INPUT RECORDS
☆ ☆ ☆ ☆ ☆
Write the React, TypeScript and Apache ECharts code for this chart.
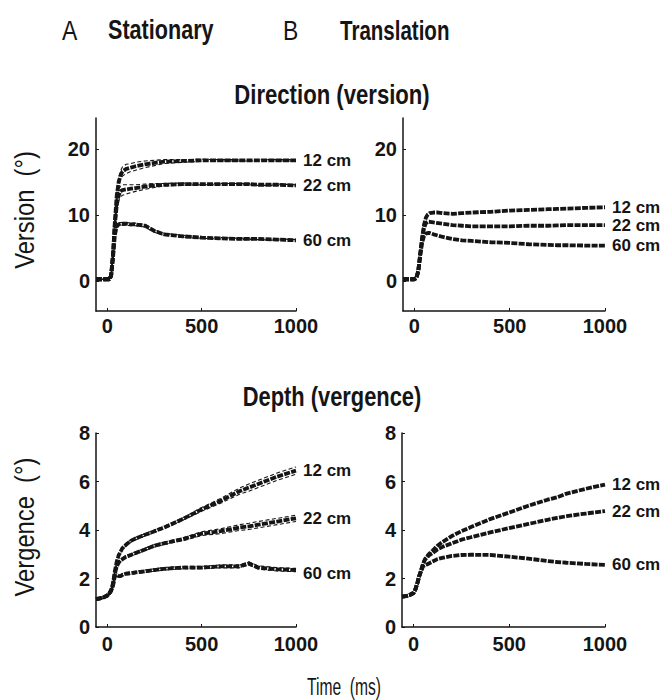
import React, { useEffect, useRef } from "react";
import * as echarts from "echarts";

const FONT = "'Liberation Sans', Arial, Helvetica, sans-serif";

// time (ms)
const T = [-60, -40, -20, 0, 10, 20, 30, 40, 50, 60, 70, 80, 100, 125, 150, 200, 250, 300, 400, 500, 600, 700, 750, 800, 900, 1000];

const conditions = ["12 cm", "22 cm", "60 cm"];

// A: Stationary, version (deg)
const statVer12 = [0.3, 0.3, 0.3, 0.3, 0.3, 0.8, 4, 9, 13, 15, 16, 16.6, 17.0, 17.2, 17.4, 17.7, 17.9, 18.1, 18.2, 18.3, 18.3, 18.3, 18.3, 18.3, 18.3, 18.3];
const statVer22 = [0.3, 0.3, 0.3, 0.3, 0.3, 0.8, 4, 8.5, 11.5, 13.0, 13.6, 13.8, 13.9, 14.0, 14.1, 14.3, 14.5, 14.6, 14.7, 14.7, 14.7, 14.7, 14.7, 14.6, 14.6, 14.5];
const statVer60 = [0.3, 0.3, 0.3, 0.3, 0.3, 0.8, 3.5, 7, 8.3, 8.6, 8.7, 8.7, 8.7, 8.6, 8.6, 8.4, 7.6, 7.1, 6.8, 6.6, 6.5, 6.4, 6.4, 6.4, 6.3, 6.2];
const statVer12se = [0, 0, 0, 0, 0, 0.1, 0.3, 0.5, 0.6, 0.7, 0.7, 0.7, 0.7, 0.6, 0.6, 0.5, 0.4, 0.3, 0.2, 0.15, 0.1, 0.1, 0.1, 0.1, 0.1, 0.1];
const statVer22se = [0, 0, 0, 0, 0, 0.1, 0.3, 0.5, 0.7, 0.8, 0.8, 0.8, 0.7, 0.6, 0.5, 0.4, 0.3, 0.2, 0.15, 0.1, 0.1, 0.1, 0.1, 0.1, 0.1, 0.1];
const statVer60se = [0, 0, 0, 0, 0, 0.1, 0.2, 0.2, 0.2, 0.2, 0.2, 0.2, 0.2, 0.2, 0.2, 0.2, 0.2, 0.15, 0.15, 0.1, 0.1, 0.1, 0.1, 0.1, 0.1, 0.1];

// B: Translation, version (deg)
const transVer12 = [0.3, 0.3, 0.3, 0.3, 0.5, 1.5, 4, 6.5, 8.5, 9.6, 10.1, 10.3, 10.4, 10.4, 10.3, 10.2, 10.3, 10.4, 10.5, 10.7, 10.8, 10.9, 10.95, 11.0, 11.1, 11.2];
const transVer22 = [0.3, 0.3, 0.3, 0.3, 0.5, 1.5, 4, 6.3, 8.0, 8.8, 9.0, 9.0, 8.9, 8.8, 8.7, 8.5, 8.4, 8.3, 8.3, 8.3, 8.4, 8.4, 8.45, 8.5, 8.5, 8.5];
const transVer60 = [0.3, 0.3, 0.3, 0.3, 0.5, 1.5, 3.8, 5.8, 6.8, 7.2, 7.3, 7.3, 7.1, 6.9, 6.7, 6.4, 6.2, 6.1, 5.9, 5.8, 5.6, 5.5, 5.45, 5.45, 5.4, 5.4];

// A: Stationary, vergence (deg)
const statVerg12 = [1.15, 1.18, 1.22, 1.3, 1.38, 1.5, 1.8, 2.3, 2.7, 2.95, 3.1, 3.25, 3.4, 3.55, 3.65, 3.8, 3.95, 4.1, 4.45, 4.85, 5.2, 5.6, 5.75, 5.9, 6.2, 6.45];
const statVerg22 = [1.15, 1.18, 1.22, 1.3, 1.38, 1.5, 1.75, 2.2, 2.5, 2.65, 2.75, 2.8, 2.9, 2.97, 3.05, 3.2, 3.35, 3.45, 3.62, 3.85, 3.95, 4.1, 4.15, 4.22, 4.35, 4.48];
const statVerg60 = [1.15, 1.18, 1.22, 1.3, 1.38, 1.5, 1.7, 2.1, 2.15, 2.1, 2.1, 2.15, 2.2, 2.22, 2.25, 2.3, 2.35, 2.4, 2.45, 2.45, 2.5, 2.5, 2.62, 2.45, 2.38, 2.35];
const statVerg12se = [0.03, 0.03, 0.03, 0.03, 0.03, 0.05, 0.05, 0.05, 0.05, 0.05, 0.05, 0.05, 0.05, 0.05, 0.05, 0.05, 0.05, 0.05, 0.05, 0.08, 0.1, 0.13, 0.15, 0.15, 0.15, 0.15];
const statVerg22se = [0.03, 0.03, 0.03, 0.03, 0.03, 0.05, 0.05, 0.05, 0.05, 0.05, 0.05, 0.05, 0.05, 0.05, 0.05, 0.05, 0.05, 0.05, 0.06, 0.08, 0.1, 0.12, 0.13, 0.13, 0.13, 0.13];
const statVerg60se = [0.03, 0.03, 0.03, 0.03, 0.03, 0.05, 0.05, 0.05, 0.05, 0.05, 0.05, 0.05, 0.05, 0.05, 0.05, 0.05, 0.05, 0.05, 0.05, 0.05, 0.06, 0.06, 0.07, 0.07, 0.07, 0.07];

// B: Translation, vergence (deg)
const transVerg12 = [1.25, 1.27, 1.32, 1.4, 1.55, 1.8, 2.1, 2.35, 2.6, 2.8, 2.9, 3.0, 3.15, 3.35, 3.5, 3.75, 3.95, 4.12, 4.45, 4.72, 5.0, 5.25, 5.35, 5.5, 5.7, 5.87];
const transVerg22 = [1.25, 1.27, 1.32, 1.4, 1.55, 1.8, 2.1, 2.35, 2.6, 2.78, 2.85, 2.95, 3.05, 3.2, 3.3, 3.45, 3.6, 3.7, 3.9, 4.08, 4.25, 4.42, 4.5, 4.57, 4.68, 4.78];
const transVerg60 = [1.25, 1.27, 1.32, 1.4, 1.55, 1.8, 2.1, 2.3, 2.5, 2.55, 2.58, 2.62, 2.7, 2.8, 2.85, 2.93, 2.97, 2.98, 2.97, 2.9, 2.82, 2.72, 2.68, 2.65, 2.6, 2.56];

const xTicks = [0, 500, 1000];
const versionTicks = [0, 10, 20];
const vergenceTicks = [0, 2, 4, 6, 8];

const INK = "#151515";

function pairs(vals: number[], se?: number[], sign = 0) {
  return T.map((t, i) => [t, se ? vals[i] + sign * se[i] : vals[i]]);
}

export default function App() {
  const ref = useRef<HTMLDivElement>(null);

  useEffect(() => {
    if (!ref.current) return;
    const chart = echarts.init(ref.current, null, { renderer: "svg" });

    const grids = [
      { left: 96, top: 118, width: 200, height: 193 },
      { left: 403, top: 118, width: 202, height: 193 },
      { left: 96, top: 433, width: 200, height: 194 },
      { left: 402, top: 433, width: 203, height: 194 },
    ];

    const xAxes = grids.map((_, i) => ({
      type: "value",
      gridIndex: i,
      min: -60,
      max: 1000,
      axisLine: { show: true, onZero: false, lineStyle: { color: INK, width: 1.5 } },
      axisTick: { show: true, inside: true, length: 3, customValues: xTicks, lineStyle: { color: INK } },
      axisLabel: {
        customValues: xTicks,
        formatter: (v: number) => String(v),
        fontSize: 20,
        fontWeight: "bold",
        color: INK,
        fontFamily: FONT,
        margin: i < 2 ? 5 : 7,
      },
      splitLine: { show: false },
    }));

    const yAxes = grids.map((_, i) => {
      const top = i < 2;
      return {
        type: "value",
        gridIndex: i,
        min: top ? -4.5 : 0,
        max: top ? 24.7 : 8,
        axisLine: { show: true, onZero: false, lineStyle: { color: INK, width: 1.5 } },
        axisTick: {
          show: true,
          inside: true,
          length: 3,
          customValues: top ? versionTicks : vergenceTicks,
          lineStyle: { color: INK },
        },
        axisLabel: {
          customValues: top ? versionTicks : vergenceTicks,
          formatter: (v: number) => String(v),
          fontSize: 20,
          fontWeight: "bold",
          color: INK,
          fontFamily: FONT,
          margin: 6,
        },
        splitLine: { show: false },
      };
    });

    const panels = [
      { means: [statVer12, statVer22, statVer60], ses: [statVer12se, statVer22se, statVer60se], offs: [0, 0, 0] },
      { means: [transVer12, transVer22, transVer60], ses: null, offs: [0, 0, 0] },
      { means: [statVerg12, statVerg22, statVerg60], ses: [statVerg12se, statVerg22se, statVerg60se], offs: [0, 0, 3] },
      { means: [transVerg12, transVerg22, transVerg60], ses: null, offs: [0, 0, 0] },
    ];

    const series: any[] = [];
    panels.forEach((p, gi) => {
      p.means.forEach((m, ci) => {
        if (p.ses) {
          [1, -1].forEach((sign) => {
            series.push({
              type: "line",
              name: conditions[ci] + (sign > 0 ? " upper" : " lower"),
              xAxisIndex: gi,
              yAxisIndex: gi,
              data: pairs(m, p.ses![ci], sign),
              showSymbol: false,
              symbol: "none",
              silent: true,
              lineStyle: { color: INK, width: 1.1, type: [4, 2.5] },
              z: 2,
            });
          });
        }
        series.push({
          type: "line",
          name: conditions[ci],
          xAxisIndex: gi,
          yAxisIndex: gi,
          data: pairs(m),
          showSymbol: false,
          symbol: "none",
          silent: true,
          lineStyle: { color: INK, width: 3.8, type: [6, 1.3] },
          z: 3,
          endLabel: {
            show: true,
            formatter: conditions[ci],
            distance: 7,
            offset: [0, p.offs[ci]],
            color: INK,
            fontSize: 17,
            fontWeight: "bold",
            fontFamily: FONT,
          },
        });
      });
    });

    const txt = (text: string, x: number, y: number, opts: any = {}) => ({
      type: "text",
      x,
      y,
      rotation: opts.rotation || 0,
      scaleX: opts.scaleX || 1,
      style: {
        text,
        fill: INK,
        fontFamily: FONT,
        fontSize: opts.fontSize || 27,
        fontWeight: opts.fontWeight || "bold",
        align: opts.align || "left",
        verticalAlign: "middle",
      },
    });

    chart.setOption({
      animation: false,
      backgroundColor: "#ffffff",
      grid: grids,
      xAxis: xAxes,
      yAxis: yAxes,
      series,
      graphic: [
        txt("A", 62, 30, { fontWeight: "normal", fontSize: 28, scaleX: 0.82 }),
        txt("Stationary", 108, 30, { fontSize: 27, scaleX: 0.8 }),
        txt("B", 283, 30, { fontWeight: "normal", fontSize: 28, scaleX: 0.82 }),
        txt("Translation", 340, 30, { fontSize: 27, scaleX: 0.76 }),
        txt("Direction (version)", 332, 95, { align: "center", fontSize: 27, scaleX: 0.82 }),
        txt("Depth (vergence)", 332, 397, { align: "center", fontSize: 27, scaleX: 0.81 }),
        txt("Version  (°)", 24, 210, { align: "center", rotation: Math.PI / 2, fontWeight: "normal", fontSize: 27, scaleX: 0.88 }),
        txt("Vergence  (°)", 24, 527, { align: "center", rotation: Math.PI / 2, fontWeight: "normal", fontSize: 27, scaleX: 0.88 }),
        txt("Time  (ms)", 344, 687, { align: "center", fontWeight: "normal", fontSize: 23, scaleX: 0.68 }),
      ],
    });

    return () => chart.dispose();
  }, []);

  return (
    <div
      ref={ref}
      style={{ position: "absolute", left: 0, top: 0, width: 666, height: 700, background: "#fff" }}
    />
  );
}
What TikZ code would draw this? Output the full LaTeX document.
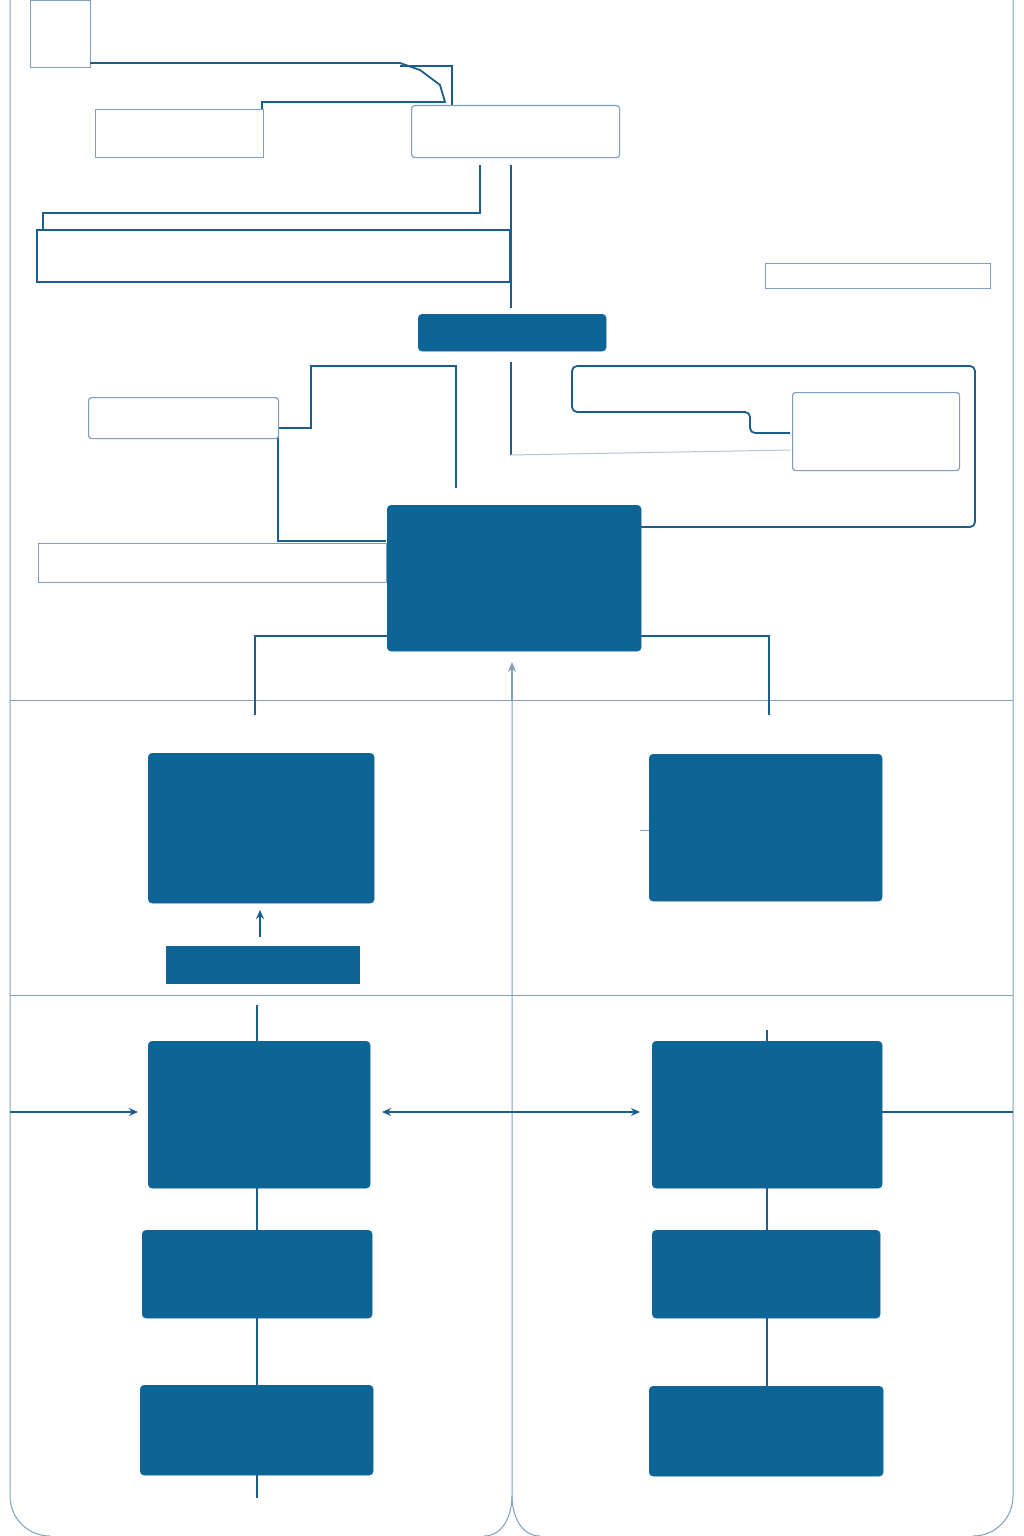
☆ ☆ ☆ ☆ ☆
In the records above, locate each line with the word "this". Copy all such lines.

Write the React, TypeScript and Apache ECharts code for this chart.
What TikZ code would draw this? Output the full LaTeX document.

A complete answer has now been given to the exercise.